Develop a Marketing Strategy Not a List of Advertising Options
It’s easy to tell when an entrepreneur doesn’t have a marketing strategy. I just look for “the list”. The list I’m referring to is when every option available to advertise is listed in the business plan. It will look something like this:
We will market our business using the following:
- Social media
- Online marketing
- Radio advertisements
- Newspaper ads
A list like this tells me nothing about the business and how the business is going to generate sales. This type of list just reminds me of different advertising ideas I already know about. Whenever I see “the list”, the simple question I like to ask is, “how much will all that cost?” Too often the person being asked doesn’t know their costs because he or she hasn’t taken the time to develop a marketing strategy.
There is another problem with “the list”. Even if the costs are well researched and understood, it’s still incomplete.

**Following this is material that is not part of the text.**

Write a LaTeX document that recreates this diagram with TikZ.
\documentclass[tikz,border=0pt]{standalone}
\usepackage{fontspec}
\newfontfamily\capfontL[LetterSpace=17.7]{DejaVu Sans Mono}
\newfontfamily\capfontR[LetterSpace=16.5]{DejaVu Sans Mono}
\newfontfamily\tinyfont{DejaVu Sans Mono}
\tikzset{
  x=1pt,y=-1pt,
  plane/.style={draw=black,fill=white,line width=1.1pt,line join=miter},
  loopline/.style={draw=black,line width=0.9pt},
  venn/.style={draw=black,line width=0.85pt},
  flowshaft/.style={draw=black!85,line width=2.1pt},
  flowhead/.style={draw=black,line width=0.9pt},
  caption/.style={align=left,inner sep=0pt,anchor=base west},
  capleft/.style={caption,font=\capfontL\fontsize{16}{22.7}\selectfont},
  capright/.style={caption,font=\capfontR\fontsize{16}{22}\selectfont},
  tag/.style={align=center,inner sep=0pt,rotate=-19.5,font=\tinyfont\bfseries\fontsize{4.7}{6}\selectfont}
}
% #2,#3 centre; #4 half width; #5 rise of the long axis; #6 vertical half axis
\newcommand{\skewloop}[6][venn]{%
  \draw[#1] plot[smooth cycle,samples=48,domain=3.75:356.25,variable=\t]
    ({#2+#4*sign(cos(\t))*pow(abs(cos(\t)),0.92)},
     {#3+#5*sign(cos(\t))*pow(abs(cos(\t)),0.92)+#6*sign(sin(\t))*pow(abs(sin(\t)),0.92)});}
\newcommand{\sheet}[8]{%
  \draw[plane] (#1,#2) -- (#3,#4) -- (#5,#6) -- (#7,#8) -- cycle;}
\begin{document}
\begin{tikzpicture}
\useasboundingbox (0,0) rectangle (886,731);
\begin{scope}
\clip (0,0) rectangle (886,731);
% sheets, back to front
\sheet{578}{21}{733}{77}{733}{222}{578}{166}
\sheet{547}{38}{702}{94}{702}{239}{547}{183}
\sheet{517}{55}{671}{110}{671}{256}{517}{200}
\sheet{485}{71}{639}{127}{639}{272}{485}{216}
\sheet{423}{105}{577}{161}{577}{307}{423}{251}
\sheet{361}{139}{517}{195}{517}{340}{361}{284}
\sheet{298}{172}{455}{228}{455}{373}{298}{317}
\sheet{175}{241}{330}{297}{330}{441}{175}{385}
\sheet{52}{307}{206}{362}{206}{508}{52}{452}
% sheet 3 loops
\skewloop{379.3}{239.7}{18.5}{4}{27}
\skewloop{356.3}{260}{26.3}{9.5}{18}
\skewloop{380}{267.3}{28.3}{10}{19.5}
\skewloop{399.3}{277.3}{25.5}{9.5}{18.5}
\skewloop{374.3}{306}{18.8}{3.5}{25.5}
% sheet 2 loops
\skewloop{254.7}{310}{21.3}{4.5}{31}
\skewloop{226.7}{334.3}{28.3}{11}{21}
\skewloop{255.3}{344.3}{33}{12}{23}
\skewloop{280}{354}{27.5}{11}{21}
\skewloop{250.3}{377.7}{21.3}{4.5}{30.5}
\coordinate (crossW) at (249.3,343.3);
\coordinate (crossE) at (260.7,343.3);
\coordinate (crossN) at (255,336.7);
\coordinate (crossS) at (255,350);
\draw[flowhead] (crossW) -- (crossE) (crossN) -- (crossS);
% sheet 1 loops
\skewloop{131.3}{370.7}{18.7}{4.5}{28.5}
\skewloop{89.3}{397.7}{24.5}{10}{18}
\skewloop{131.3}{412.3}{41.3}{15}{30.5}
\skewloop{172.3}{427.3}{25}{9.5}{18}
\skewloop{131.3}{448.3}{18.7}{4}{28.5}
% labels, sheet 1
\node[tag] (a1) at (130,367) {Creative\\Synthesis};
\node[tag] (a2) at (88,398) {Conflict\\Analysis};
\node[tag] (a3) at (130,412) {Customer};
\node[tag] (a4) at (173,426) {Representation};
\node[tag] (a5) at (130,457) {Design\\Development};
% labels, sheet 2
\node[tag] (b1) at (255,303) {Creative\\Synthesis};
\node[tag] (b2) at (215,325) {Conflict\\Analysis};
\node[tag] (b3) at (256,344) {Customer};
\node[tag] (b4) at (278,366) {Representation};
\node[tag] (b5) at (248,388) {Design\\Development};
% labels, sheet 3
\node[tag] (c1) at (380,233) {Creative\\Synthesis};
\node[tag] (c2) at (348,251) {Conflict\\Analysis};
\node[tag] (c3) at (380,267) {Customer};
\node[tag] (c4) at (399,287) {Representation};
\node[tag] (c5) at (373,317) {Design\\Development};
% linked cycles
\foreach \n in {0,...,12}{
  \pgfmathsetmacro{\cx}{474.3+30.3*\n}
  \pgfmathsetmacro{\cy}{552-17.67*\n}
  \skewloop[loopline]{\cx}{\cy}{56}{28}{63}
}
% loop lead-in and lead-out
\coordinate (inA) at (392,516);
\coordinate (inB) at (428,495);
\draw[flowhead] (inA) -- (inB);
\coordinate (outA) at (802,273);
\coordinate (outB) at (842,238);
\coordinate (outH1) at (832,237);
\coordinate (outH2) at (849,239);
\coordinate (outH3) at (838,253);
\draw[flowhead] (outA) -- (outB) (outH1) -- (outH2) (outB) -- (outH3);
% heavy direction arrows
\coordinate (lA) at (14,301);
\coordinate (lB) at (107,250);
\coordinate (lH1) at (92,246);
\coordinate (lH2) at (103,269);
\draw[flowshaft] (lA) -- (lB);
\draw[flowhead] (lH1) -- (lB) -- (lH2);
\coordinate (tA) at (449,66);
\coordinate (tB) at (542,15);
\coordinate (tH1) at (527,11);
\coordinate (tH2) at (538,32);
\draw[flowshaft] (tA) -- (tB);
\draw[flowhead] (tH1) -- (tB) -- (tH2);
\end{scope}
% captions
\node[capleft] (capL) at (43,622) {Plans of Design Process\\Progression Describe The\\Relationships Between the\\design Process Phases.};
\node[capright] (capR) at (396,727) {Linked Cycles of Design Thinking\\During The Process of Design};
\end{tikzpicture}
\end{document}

Most marketing isn’t done by means of traditional advertising. So if all you’ve listed is advertising options, you’ve likely ignored the bigger picture of your marketing strategy.
What? Does Market Research Matter?
When should a business engage in market research? Early and often. Unfortunately too many businesses never engage in market research, or maybe do it once and usually don’t get to it early enough in the planning process. This creates the problem of a confirmation bias. For example, if I’ve already signed a lease or purchased inventory or hired employees, I’m not that interested in seeing market research that suggests I’ve made a mistake or view research that doesn’t support my investment. Instead I’m looking for information that supports what I’m already doing and tend to ignore everything else.
Market research isn’t intended to make us feel good. It’s intended to help us make better decisions. But if the decision is already made and the business owner isn’t willing to change that decision, then there is really no point in doing market research. Yet well thought out plans are well researched plans. It takes a strong, courageous entrepreneur to back down from a bad idea that at one time seemed like a great idea.
Getting it Right – Creating a Marketing Section of Your Business Plan that Makes Sense
Honestly, it’s not difficult to create a marketing section of a business plan that makes sense. Creating a good plan just takes more time and effort and requires some patience and persistence. There’s no “right way” to create a marketing section, but remember the steps outlined in this article. First, make a plan that makes sense and gives direction to how to launch your business. Next, connect the marketing and the financials by creating a marketing sales strategy and showing how you will pay for it. Be sure that your strategy is a plan of action and not just a list of items. And finally, do your research before finalizing your strategy to validate that you have a good plan in place. If you don’t have a good plan in place, pivot and work on something better. It’s amazing what difference you’ll see in your marketing and overall business success with just these simple steps.